> **DATA SEGMENT**
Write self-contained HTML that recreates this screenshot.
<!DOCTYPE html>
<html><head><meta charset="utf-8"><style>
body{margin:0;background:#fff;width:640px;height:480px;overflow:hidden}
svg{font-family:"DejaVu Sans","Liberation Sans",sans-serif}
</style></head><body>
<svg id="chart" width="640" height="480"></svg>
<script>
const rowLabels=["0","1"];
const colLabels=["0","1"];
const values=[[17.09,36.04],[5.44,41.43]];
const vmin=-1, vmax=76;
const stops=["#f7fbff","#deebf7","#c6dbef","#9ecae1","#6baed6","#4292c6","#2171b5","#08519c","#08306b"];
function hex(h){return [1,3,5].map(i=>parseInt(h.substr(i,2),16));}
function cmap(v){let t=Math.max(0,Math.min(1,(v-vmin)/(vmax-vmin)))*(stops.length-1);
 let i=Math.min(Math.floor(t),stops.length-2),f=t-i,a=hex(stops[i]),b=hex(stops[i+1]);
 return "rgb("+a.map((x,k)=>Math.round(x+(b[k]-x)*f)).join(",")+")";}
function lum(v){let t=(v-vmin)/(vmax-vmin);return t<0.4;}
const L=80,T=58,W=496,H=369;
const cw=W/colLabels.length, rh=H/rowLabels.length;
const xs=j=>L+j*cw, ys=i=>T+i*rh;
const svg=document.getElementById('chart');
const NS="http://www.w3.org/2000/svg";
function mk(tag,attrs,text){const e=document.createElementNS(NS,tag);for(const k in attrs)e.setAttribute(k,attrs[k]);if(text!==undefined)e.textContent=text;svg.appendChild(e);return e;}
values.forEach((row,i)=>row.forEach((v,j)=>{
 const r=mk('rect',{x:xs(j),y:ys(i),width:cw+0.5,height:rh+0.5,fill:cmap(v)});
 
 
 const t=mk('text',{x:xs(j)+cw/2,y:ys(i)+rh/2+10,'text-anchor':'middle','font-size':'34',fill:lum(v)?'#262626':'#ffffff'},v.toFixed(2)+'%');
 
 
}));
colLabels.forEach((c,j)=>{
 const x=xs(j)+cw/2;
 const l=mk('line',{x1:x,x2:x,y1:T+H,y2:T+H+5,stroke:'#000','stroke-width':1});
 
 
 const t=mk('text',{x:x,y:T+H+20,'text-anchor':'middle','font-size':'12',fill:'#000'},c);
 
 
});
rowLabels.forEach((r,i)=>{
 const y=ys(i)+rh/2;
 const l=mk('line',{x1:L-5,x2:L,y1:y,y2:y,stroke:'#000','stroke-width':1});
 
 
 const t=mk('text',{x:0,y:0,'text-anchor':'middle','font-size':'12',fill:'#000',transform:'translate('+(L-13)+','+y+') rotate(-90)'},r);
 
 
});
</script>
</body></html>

> **EXERCISE PROMPT**
Write out all the data again, exactly as it appears.

> **EXERCISE SOLUTION**
Write self-contained HTML that recreates this screenshot.
<!DOCTYPE html>
<html><head><meta charset="utf-8"><style>
body{margin:0;background:#fff;width:640px;height:480px;overflow:hidden}
svg{font-family:"DejaVu Sans","Liberation Sans",sans-serif}
</style></head><body>
<svg id="chart" width="640" height="480"></svg>
<script>
const rowLabels=["0","1"];
const colLabels=["0","1"];
const values=[[17.09,36.04],[5.44,41.43]];
const vmin=-1, vmax=76;
const stops=["#f7fbff","#deebf7","#c6dbef","#9ecae1","#6baed6","#4292c6","#2171b5","#08519c","#08306b"];
function hex(h){return [1,3,5].map(i=>parseInt(h.substr(i,2),16));}
function cmap(v){let t=Math.max(0,Math.min(1,(v-vmin)/(vmax-vmin)))*(stops.length-1);
 let i=Math.min(Math.floor(t),stops.length-2),f=t-i,a=hex(stops[i]),b=hex(stops[i+1]);
 return "rgb("+a.map((x,k)=>Math.round(x+(b[k]-x)*f)).join(",")+")";}
function lum(v){let t=(v-vmin)/(vmax-vmin);return t<0.4;}
const L=80,T=58,W=496,H=369;
const cw=W/colLabels.length, rh=H/rowLabels.length;
const xs=j=>L+j*cw, ys=i=>T+i*rh;
const svg=document.getElementById('chart');
const NS="http://www.w3.org/2000/svg";
function mk(tag,attrs,text){const e=document.createElementNS(NS,tag);for(const k in attrs)e.setAttribute(k,attrs[k]);if(text!==undefined)e.textContent=text;svg.appendChild(e);return e;}
values.forEach((row,i)=>row.forEach((v,j)=>{
 const r=mk('rect',{x:xs(j),y:ys(i),width:cw+0.5,height:rh+0.5,fill:cmap(v)});
 
 
 const t=mk('text',{x:xs(j)+cw/2,y:ys(i)+rh/2+10,'text-anchor':'middle','font-size':'34',fill:lum(v)?'#262626':'#ffffff'},v.toFixed(2)+'%');
 
 
}));
colLabels.forEach((c,j)=>{
 const x=xs(j)+cw/2;
 const l=mk('line',{x1:x,x2:x,y1:T+H,y2:T+H+5,stroke:'#000','stroke-width':1});
 
 
 const t=mk('text',{x:x,y:T+H+20,'text-anchor':'middle','font-size':'12',fill:'#000'},c);
 
 
});
rowLabels.forEach((r,i)=>{
 const y=ys(i)+rh/2;
 const l=mk('line',{x1:L-5,x2:L,y1:y,y2:y,stroke:'#000','stroke-width':1});
 
 
 const t=mk('text',{x:0,y:0,'text-anchor':'middle','font-size':'12',fill:'#000',transform:'translate('+(L-13)+','+y+') rotate(-90)'},r);
 
 
});
</script>
</body></html>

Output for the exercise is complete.